_GOAL_: Exactly as written, set down the lines from the top of the entries through the line bearing "const startDeg = 19.8;", with every picture left out.

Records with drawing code
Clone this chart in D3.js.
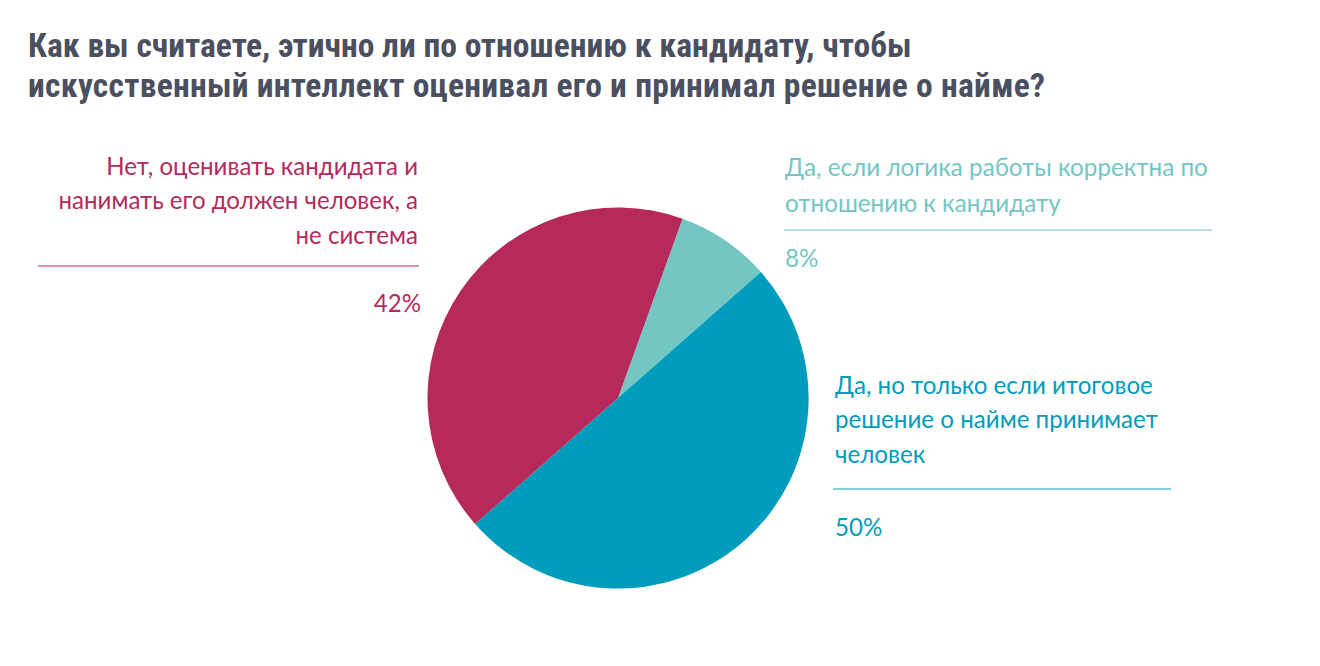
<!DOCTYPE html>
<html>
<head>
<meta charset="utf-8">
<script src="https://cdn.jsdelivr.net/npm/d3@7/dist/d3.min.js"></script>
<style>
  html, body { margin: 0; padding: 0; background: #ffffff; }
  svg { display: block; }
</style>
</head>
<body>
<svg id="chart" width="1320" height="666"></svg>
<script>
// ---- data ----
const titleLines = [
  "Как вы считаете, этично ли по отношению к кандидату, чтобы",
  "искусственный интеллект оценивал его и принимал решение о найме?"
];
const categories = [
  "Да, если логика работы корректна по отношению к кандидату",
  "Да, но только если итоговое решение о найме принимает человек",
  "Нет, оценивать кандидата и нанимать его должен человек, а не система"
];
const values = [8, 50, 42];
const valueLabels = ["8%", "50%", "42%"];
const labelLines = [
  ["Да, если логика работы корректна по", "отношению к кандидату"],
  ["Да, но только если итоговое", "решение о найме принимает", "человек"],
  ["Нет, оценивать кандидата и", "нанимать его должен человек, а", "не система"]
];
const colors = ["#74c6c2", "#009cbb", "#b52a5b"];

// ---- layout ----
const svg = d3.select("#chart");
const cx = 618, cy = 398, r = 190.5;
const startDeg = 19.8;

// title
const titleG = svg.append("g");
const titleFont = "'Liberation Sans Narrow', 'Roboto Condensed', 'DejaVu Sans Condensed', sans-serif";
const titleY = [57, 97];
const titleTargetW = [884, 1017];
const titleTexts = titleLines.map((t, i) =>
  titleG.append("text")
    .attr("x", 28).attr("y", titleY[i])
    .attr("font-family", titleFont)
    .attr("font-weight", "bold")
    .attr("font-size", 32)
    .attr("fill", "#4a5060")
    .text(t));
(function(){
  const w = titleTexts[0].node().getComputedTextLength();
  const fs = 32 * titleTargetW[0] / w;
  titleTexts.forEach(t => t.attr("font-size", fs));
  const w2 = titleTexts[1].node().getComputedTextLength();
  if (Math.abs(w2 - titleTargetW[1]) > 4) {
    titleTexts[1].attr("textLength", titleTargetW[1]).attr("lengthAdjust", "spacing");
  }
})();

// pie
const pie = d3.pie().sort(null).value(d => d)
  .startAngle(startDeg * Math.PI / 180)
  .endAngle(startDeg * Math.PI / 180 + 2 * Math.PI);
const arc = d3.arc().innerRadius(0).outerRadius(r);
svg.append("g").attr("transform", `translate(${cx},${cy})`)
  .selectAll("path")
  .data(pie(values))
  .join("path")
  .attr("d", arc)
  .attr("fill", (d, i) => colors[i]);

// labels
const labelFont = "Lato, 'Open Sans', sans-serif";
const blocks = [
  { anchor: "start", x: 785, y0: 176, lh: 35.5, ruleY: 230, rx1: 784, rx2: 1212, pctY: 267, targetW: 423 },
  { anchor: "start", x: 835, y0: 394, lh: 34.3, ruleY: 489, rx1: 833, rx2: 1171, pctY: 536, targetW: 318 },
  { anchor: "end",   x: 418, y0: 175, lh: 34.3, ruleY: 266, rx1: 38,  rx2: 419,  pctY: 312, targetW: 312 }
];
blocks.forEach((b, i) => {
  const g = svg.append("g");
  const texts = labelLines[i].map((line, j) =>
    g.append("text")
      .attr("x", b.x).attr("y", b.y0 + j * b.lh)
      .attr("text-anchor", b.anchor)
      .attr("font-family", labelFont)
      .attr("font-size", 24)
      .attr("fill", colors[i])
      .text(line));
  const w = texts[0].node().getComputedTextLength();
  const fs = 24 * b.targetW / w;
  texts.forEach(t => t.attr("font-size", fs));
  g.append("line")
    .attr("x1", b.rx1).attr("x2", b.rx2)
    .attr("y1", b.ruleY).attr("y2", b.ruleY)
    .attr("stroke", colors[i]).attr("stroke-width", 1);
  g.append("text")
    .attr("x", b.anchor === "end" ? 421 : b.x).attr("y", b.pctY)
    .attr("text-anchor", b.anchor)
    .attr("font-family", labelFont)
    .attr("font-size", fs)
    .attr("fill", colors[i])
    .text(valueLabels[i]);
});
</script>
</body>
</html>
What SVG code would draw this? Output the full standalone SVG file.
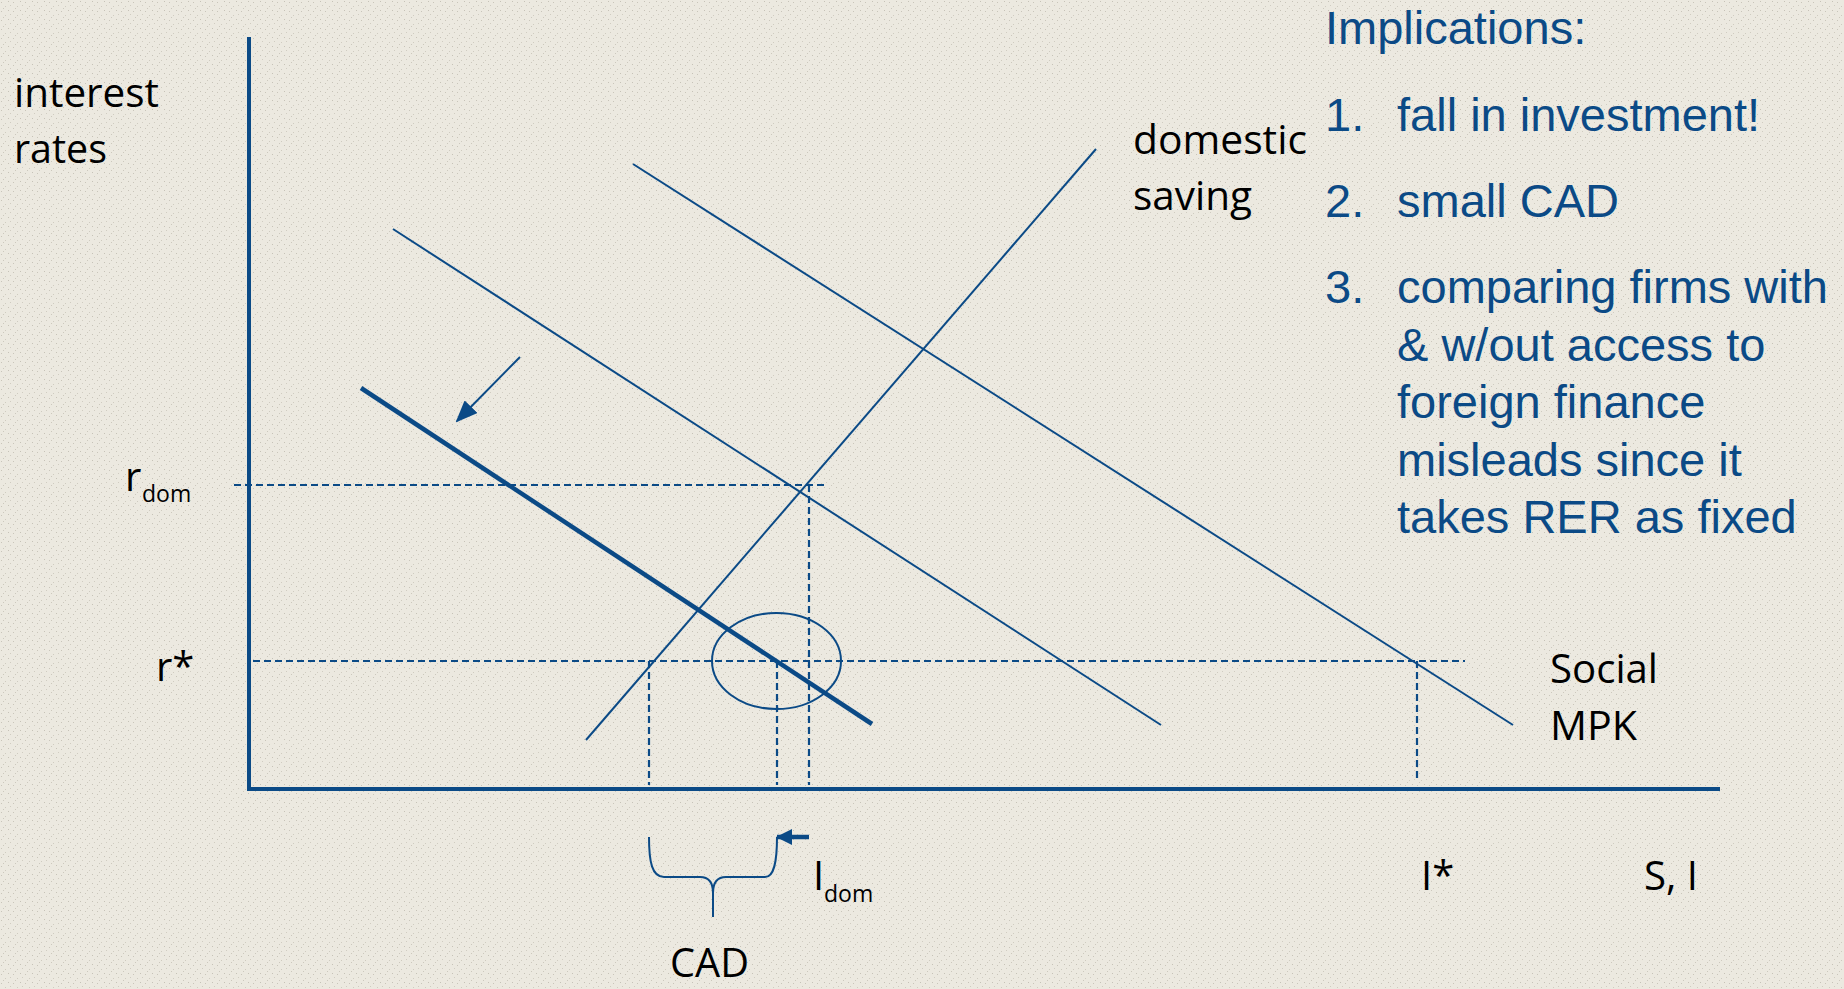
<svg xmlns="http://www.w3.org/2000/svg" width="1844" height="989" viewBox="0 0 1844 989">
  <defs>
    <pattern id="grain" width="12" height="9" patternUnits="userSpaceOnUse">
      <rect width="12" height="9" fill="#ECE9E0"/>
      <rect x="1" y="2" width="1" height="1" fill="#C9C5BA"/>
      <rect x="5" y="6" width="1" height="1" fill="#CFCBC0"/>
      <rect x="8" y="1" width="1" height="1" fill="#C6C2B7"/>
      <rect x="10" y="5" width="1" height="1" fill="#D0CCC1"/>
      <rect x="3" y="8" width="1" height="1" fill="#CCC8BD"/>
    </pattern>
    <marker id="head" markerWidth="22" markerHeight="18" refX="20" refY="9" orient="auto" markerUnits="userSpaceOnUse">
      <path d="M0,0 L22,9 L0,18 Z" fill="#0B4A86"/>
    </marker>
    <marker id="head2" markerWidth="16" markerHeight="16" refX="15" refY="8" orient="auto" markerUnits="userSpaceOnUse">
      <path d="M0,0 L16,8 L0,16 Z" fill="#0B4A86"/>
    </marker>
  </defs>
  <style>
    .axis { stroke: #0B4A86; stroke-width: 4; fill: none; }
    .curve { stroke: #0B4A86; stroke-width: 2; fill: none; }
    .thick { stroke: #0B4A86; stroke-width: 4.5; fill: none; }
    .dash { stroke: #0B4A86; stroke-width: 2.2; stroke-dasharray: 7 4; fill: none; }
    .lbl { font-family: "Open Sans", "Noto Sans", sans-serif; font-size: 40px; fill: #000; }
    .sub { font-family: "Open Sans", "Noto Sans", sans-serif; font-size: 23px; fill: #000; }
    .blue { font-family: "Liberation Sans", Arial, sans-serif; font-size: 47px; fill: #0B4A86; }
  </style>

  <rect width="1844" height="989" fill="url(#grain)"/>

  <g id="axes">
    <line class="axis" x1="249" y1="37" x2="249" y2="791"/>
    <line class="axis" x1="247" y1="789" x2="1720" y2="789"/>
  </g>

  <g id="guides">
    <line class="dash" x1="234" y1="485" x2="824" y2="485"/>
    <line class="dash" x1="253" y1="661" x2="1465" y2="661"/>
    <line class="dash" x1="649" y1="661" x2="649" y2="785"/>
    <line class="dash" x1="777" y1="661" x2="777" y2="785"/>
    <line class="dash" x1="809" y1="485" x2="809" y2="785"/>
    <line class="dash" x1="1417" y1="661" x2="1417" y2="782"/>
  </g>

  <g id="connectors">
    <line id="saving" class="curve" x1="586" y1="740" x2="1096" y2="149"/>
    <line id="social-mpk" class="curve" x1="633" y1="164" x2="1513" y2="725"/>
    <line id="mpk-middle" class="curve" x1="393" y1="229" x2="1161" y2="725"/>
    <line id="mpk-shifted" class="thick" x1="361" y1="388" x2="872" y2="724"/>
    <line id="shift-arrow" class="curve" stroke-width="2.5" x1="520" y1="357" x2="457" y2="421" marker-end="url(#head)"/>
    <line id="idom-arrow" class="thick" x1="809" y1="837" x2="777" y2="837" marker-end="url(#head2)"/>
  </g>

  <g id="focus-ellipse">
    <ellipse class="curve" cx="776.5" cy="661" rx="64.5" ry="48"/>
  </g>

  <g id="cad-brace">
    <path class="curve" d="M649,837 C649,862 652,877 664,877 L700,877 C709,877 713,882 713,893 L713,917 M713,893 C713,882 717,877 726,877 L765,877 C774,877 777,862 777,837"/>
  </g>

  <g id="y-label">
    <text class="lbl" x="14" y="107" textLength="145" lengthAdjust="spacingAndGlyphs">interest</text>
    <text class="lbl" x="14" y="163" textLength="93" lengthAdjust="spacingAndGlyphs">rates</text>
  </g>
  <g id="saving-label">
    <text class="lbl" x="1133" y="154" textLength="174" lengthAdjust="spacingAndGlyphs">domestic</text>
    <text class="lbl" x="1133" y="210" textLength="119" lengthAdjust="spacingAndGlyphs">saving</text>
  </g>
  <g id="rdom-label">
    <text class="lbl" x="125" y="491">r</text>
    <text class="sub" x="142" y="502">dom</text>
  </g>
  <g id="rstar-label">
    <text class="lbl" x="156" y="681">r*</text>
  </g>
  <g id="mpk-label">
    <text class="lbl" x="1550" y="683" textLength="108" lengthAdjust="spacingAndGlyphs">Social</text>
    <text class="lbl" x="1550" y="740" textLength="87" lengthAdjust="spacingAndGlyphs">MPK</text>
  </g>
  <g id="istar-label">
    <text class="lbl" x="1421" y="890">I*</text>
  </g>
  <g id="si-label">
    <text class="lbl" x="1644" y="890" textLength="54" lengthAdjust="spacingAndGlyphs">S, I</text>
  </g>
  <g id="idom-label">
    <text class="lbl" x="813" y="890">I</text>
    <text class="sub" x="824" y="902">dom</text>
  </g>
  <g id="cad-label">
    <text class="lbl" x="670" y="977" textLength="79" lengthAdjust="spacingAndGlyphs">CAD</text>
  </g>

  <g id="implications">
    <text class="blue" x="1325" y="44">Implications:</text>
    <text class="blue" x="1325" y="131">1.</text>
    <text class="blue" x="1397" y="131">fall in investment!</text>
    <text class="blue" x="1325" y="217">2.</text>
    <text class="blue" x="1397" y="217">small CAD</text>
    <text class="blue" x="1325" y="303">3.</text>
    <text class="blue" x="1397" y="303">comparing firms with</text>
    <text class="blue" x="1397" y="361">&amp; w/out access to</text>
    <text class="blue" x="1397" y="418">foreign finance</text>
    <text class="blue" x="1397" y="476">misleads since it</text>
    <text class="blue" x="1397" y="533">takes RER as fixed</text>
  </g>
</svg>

_RESPONSE_:
Clone this chart in D3.js.
<!DOCTYPE html>
<html>
<head>
<meta charset="utf-8">
<script src="https://cdn.jsdelivr.net/npm/d3@7/dist/d3.min.js"></script>
<style>
  html, body { margin: 0; padding: 0; background: #ffffff; }
  svg { display: block; }
</style>
</head>
<body>
<svg id="chart" width="1320" height="666"></svg>
<script>
// ---- data ----
const titleLines = [
  "Как вы считаете, этично ли по отношению к кандидату, чтобы",
  "искусственный интеллект оценивал его и принимал решение о найме?"
];
const categories = [
  "Да, если логика работы корректна по отношению к кандидату",
  "Да, но только если итоговое решение о найме принимает человек",
  "Нет, оценивать кандидата и нанимать его должен человек, а не система"
];
const values = [8, 50, 42];
const valueLabels = ["8%", "50%", "42%"];
const labelLines = [
  ["Да, если логика работы корректна по", "отношению к кандидату"],
  ["Да, но только если итоговое", "решение о найме принимает", "человек"],
  ["Нет, оценивать кандидата и", "нанимать его должен человек, а", "не система"]
];
const colors = ["#74c6c2", "#009cbb", "#b52a5b"];

// ---- layout ----
const svg = d3.select("#chart");
const cx = 618, cy = 398, r = 190.5;
const startDeg = 19.8;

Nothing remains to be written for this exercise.